• _WRITTEN EXERCISE_
In the records below, tally every line containing "React". Report only the total.

-----

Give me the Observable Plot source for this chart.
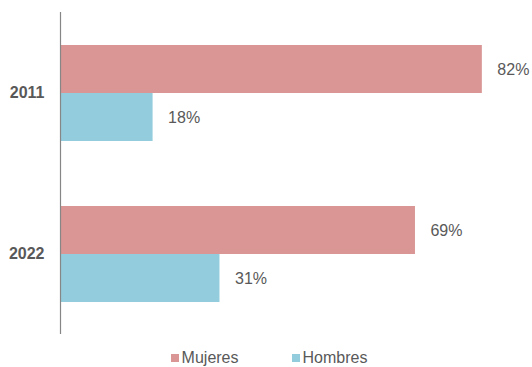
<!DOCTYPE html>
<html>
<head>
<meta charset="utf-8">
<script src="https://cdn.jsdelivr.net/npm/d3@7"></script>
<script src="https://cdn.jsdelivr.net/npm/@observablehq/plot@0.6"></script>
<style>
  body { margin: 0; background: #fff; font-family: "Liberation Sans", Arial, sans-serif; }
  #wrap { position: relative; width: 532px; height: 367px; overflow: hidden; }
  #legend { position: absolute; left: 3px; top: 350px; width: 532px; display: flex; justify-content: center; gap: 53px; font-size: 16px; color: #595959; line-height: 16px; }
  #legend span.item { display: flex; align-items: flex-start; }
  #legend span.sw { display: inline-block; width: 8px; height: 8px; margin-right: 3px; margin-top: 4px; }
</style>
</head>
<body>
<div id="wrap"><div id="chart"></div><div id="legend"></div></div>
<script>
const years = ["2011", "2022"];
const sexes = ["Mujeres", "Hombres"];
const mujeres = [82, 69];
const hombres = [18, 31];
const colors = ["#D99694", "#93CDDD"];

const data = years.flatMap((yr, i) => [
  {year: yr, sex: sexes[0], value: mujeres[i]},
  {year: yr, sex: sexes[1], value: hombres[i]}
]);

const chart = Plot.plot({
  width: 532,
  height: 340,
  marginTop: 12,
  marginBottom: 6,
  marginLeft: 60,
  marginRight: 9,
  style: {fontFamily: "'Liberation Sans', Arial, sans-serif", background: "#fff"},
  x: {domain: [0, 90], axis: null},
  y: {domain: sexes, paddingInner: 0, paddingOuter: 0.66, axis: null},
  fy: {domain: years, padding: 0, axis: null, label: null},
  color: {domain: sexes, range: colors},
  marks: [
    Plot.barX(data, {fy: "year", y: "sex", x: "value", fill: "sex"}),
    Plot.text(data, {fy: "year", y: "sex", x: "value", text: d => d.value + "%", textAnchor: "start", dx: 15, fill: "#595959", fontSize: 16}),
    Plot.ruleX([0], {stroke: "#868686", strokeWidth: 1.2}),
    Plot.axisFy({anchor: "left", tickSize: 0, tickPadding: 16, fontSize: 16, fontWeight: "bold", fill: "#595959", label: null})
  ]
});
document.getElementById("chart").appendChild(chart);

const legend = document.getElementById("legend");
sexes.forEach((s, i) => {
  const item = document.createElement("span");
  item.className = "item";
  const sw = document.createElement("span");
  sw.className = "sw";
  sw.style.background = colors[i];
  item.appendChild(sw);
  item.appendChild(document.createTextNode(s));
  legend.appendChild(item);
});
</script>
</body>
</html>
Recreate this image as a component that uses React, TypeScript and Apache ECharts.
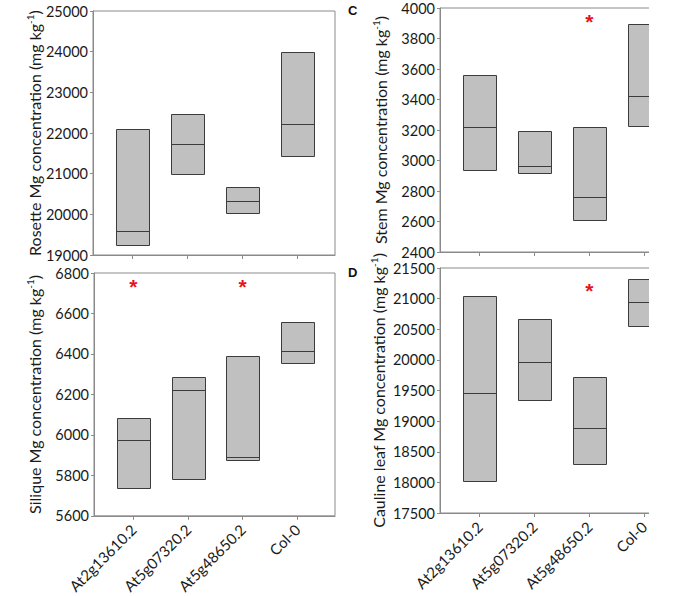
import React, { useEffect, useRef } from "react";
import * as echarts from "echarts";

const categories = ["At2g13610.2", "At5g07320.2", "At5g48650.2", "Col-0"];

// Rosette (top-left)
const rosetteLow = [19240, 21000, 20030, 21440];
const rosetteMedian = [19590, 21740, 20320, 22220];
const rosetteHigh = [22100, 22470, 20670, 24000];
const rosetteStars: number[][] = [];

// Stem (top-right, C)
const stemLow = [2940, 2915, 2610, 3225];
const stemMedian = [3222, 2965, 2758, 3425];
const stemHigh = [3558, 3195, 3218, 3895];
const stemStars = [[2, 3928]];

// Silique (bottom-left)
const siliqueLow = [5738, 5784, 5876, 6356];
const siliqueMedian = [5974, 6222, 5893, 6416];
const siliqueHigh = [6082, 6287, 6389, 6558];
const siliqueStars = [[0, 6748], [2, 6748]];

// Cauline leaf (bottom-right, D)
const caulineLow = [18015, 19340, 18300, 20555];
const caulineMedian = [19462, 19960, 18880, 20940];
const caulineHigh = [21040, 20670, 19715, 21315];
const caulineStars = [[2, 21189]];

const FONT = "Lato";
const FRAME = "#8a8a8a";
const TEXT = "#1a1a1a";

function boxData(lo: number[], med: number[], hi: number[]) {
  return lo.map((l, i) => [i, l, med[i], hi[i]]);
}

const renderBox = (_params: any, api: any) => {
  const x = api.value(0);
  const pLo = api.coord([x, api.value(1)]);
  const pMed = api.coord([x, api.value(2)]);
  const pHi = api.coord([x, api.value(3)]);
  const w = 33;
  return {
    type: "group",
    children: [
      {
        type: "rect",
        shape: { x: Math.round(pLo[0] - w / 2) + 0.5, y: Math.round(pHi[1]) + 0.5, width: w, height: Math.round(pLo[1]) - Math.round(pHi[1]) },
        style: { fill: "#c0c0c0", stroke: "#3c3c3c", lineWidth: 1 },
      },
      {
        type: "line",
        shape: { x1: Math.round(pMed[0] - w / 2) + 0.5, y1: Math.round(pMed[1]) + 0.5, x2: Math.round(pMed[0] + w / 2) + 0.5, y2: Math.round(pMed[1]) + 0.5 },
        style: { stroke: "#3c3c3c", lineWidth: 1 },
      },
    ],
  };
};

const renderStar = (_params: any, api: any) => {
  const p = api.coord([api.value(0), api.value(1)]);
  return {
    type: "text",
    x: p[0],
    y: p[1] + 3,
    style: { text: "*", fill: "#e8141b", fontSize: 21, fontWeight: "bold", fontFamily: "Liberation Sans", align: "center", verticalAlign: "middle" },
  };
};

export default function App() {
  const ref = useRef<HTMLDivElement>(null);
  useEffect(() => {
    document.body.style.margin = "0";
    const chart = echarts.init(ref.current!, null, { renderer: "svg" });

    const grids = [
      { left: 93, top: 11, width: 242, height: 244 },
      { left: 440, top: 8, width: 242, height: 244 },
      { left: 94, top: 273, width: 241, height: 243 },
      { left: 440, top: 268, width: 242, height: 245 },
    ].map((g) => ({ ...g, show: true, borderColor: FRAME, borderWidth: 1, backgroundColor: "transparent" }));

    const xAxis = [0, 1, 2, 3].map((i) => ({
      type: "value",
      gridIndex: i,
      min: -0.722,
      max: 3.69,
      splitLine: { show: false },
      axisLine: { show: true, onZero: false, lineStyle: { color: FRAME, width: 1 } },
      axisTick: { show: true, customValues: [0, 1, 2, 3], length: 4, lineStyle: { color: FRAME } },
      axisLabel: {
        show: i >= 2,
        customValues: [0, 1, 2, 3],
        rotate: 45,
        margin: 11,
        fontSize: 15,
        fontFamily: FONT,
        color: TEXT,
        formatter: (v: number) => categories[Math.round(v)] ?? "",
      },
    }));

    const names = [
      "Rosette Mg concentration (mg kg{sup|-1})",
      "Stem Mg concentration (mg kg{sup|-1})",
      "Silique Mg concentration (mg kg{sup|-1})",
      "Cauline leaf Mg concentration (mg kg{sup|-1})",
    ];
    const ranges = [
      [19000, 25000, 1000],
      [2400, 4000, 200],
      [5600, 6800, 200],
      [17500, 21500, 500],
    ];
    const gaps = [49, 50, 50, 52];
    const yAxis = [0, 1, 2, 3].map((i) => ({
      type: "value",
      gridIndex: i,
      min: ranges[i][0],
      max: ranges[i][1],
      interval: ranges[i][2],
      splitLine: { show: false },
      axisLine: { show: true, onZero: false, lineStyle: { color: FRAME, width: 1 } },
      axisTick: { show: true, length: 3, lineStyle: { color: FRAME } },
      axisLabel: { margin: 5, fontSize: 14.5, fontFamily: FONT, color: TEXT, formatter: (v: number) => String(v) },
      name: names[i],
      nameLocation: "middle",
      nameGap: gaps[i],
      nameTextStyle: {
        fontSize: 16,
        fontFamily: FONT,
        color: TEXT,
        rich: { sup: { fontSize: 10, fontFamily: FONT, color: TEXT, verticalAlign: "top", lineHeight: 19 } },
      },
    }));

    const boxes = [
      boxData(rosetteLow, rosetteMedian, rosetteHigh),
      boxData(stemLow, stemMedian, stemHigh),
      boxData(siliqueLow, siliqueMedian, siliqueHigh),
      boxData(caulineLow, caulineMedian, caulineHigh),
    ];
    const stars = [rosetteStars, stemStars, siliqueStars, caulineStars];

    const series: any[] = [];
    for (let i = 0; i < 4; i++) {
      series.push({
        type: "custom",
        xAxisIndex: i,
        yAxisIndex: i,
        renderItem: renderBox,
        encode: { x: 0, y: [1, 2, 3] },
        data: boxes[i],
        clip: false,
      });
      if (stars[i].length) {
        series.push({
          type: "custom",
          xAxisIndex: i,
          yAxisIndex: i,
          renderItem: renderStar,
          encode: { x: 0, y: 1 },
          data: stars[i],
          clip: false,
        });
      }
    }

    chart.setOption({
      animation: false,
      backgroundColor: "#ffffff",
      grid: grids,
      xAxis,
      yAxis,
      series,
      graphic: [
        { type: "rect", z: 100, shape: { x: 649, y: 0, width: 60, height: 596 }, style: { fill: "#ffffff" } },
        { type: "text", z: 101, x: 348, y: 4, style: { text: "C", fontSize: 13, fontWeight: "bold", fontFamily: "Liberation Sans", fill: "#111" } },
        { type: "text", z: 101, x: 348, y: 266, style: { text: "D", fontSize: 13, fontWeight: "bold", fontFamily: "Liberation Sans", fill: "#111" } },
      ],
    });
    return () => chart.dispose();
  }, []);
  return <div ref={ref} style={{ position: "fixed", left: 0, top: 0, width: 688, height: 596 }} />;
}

-----

• _EXERCISE SOLUTION_
2